Title: Re: How to simulate the switching kick-back
Post by EVI on Dec 1st, 2003, 6:44am

Hi Sulla,

The BSIM3 model has two modes - quasistatic and non-quasistatic. Quasistatic mode is the default mode and it assumes that the channel charge gets distributed equally between source and drain when the switches turn off, which is quite inaccurate model of charge injection effect. Non-quasistatic  mode simulates the transistor channel as a distributed R-C system which presents much more accurate model of the channel :) but takes about 50 times longer to simulate :(. So in order to simulate the kick back effects accurately you have to switch your models to non-quasistatic mode.
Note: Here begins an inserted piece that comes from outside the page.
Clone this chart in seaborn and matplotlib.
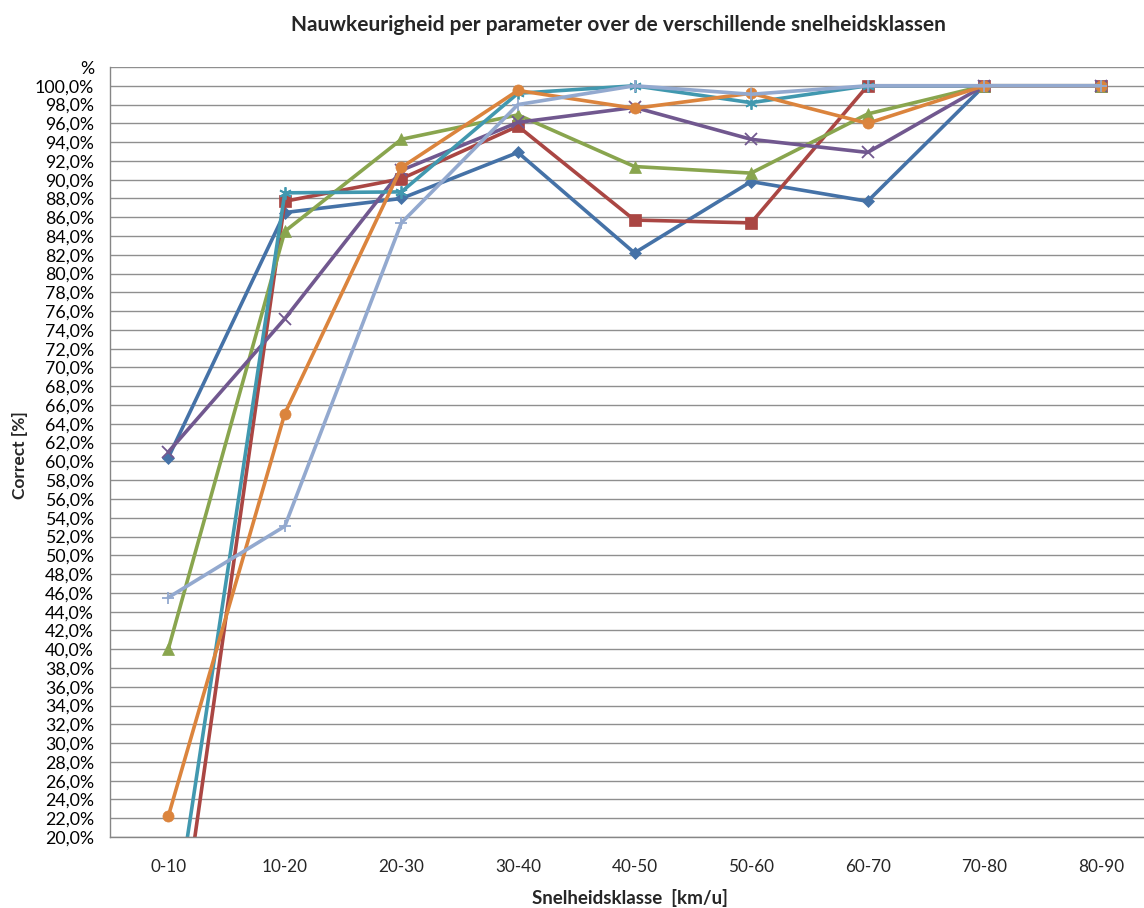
import numpy as np
import pandas as pd
import matplotlib
matplotlib.use("Agg")
import matplotlib.pyplot as plt
from matplotlib.ticker import FixedLocator
import seaborn as sns

categories = ["0-10", "10-20", "20-30", "30-40", "40-50", "50-60", "60-70", "70-80", "80-90"]

param_1 = [60.4, 86.5, 88.0, 92.9, 82.2, 89.8, 87.7, 100.0, 100.0]
param_2 = [0.0, 87.7, 90.1, 95.7, 85.7, 85.4, 100.0, 100.0, 100.0]
param_3 = [40.0, 84.5, 94.3, 96.9, 91.4, 90.7, 97.0, 100.0, 100.0]
param_4 = [61.0, 75.2, 91.0, 96.1, 97.7, 94.3, 92.9, 100.0, 100.0]
param_5 = [6.5, 88.6, 88.7, 99.2, 100.0, 98.2, 100.0, 100.0, 100.0]
param_6 = [22.2, 65.1, 91.3, 99.5, 97.6, 99.2, 96.0, 100.0, 100.0]
param_7 = [45.5, 53.1, 85.4, 98.0, 100.0, 99.1, 100.0, 100.0, 100.0]

series_names = ["Parameter 1", "Parameter 2", "Parameter 3", "Parameter 4",
                "Parameter 5", "Parameter 6", "Parameter 7"]
series_values = [param_1, param_2, param_3, param_4, param_5, param_6, param_7]
colors = ["#4572A7", "#AA4643", "#89A54E", "#71588F", "#4198AF", "#DB843D", "#93A9CF"]
markers = ["D", "s", "^", "x", (6, 2, 0), "o", "+"]
msizes = [6, 8, 8, 8, 9, 8, 9]

sns.set_style("white")
plt.rcParams['font.family'] = ['Lato', 'DejaVu Sans']

fig = plt.figure(figsize=(11.44, 9.08), dpi=100)
ax = fig.add_axes([110 / 1144, (908 - 837) / 908, (1159 - 110) / 1144, (837 - 67) / 908])

x = np.arange(len(categories))
for name, vals, c, m, ms in zip(series_names, series_values, colors, markers, msizes):
    df = pd.DataFrame({"x": x, "y": vals})
    sns.lineplot(data=df, x="x", y="y", ax=ax, color=c, linewidth=2.6,
                 marker=m, markersize=ms, markeredgecolor=c,
                 markeredgewidth=1.3 if m in ("x", "+") or isinstance(m, tuple) else 0.5,
                 label=name, legend=False, clip_on=True)

ax.set_xlim(-0.5, len(categories) - 0.5)
ax.set_ylim(20, 102)

yt = np.arange(20, 102.1, 2)
ax.yaxis.set_major_locator(FixedLocator(yt))
ylabels = [f"{v:.1f}%".replace(".", ",") for v in yt]
ylabels[-1] = "%"
ax.set_yticklabels(ylabels, fontsize=12.8, color="#000000")
ax.grid(axis="y", color="#8f8f8f", linewidth=1.0)
ax.set_axisbelow(True)

ax.xaxis.set_major_locator(FixedLocator(np.arange(-0.5, len(categories), 1.0)))
ax.set_xticklabels([""] * len(np.arange(-0.5, len(categories), 1.0)))
ax.xaxis.set_minor_locator(FixedLocator(x))
ax.set_xticklabels(categories, minor=True, fontsize=12.3)
ax.tick_params(axis="x", which="major", direction="out", length=4.5, color="#868686", width=1)
ax.tick_params(axis="x", which="minor", length=0, pad=16)
ax.tick_params(axis="y", direction="out", length=3.6, color="#868686", width=1, pad=8)

for s in ["top", "right"]:
    ax.spines[s].set_visible(False)
for s in ["left", "bottom"]:
    ax.spines[s].set_color("#868686")
    ax.spines[s].set_linewidth(1.0)

ax.set_xlabel("")
ax.set_ylabel("")
fig.text(618 / 1144, 1 - 25 / 908, "Nauwkeurigheid per parameter over de verschillende snelheidsklassen",
         ha="center", va="center", fontsize=15, fontweight="bold")
fig.text(630 / 1144, 1 - 898 / 908, "Snelheidsklasse  [km/u]", ha="center", va="center",
         fontsize=13.5, fontweight="bold")
fig.text(20 / 1144, 1 - 455 / 908, "Correct [%]", ha="center", va="center", rotation=90,
         fontsize=12.5, fontweight="bold")

fig.savefig("out.png", dpi=100)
To do that go to the model file and change nqsmod parameter from 0 to 1.

Eugene.

Title: Re: How to simulate the switching kick-back
Post by rf-design on Dec 1st, 2003, 2:11pm

I did not notice a 50x speed reduction if the nonstatic channel effect is turned on. Already if you test only the charge-pump the simulation time is very short.

I think you mention as a switch-back effect the charge injection of the charge pump. That is an additional constant charge which make an equivalent time offset for the input pulses. The best way is to simulate the charge-pump together with the phase-detector. If the reference and the divided frequency are equal and arrive at the same time you get an charge every period. That should be counteract by a time offset. So the charge result from the static and transient imbalance of the up/down current sources.  Furtheron if you make an FFT of the charge you get the spur spectrum which modulate via the loop filter the VCO. With some calculation you also get the reference spur.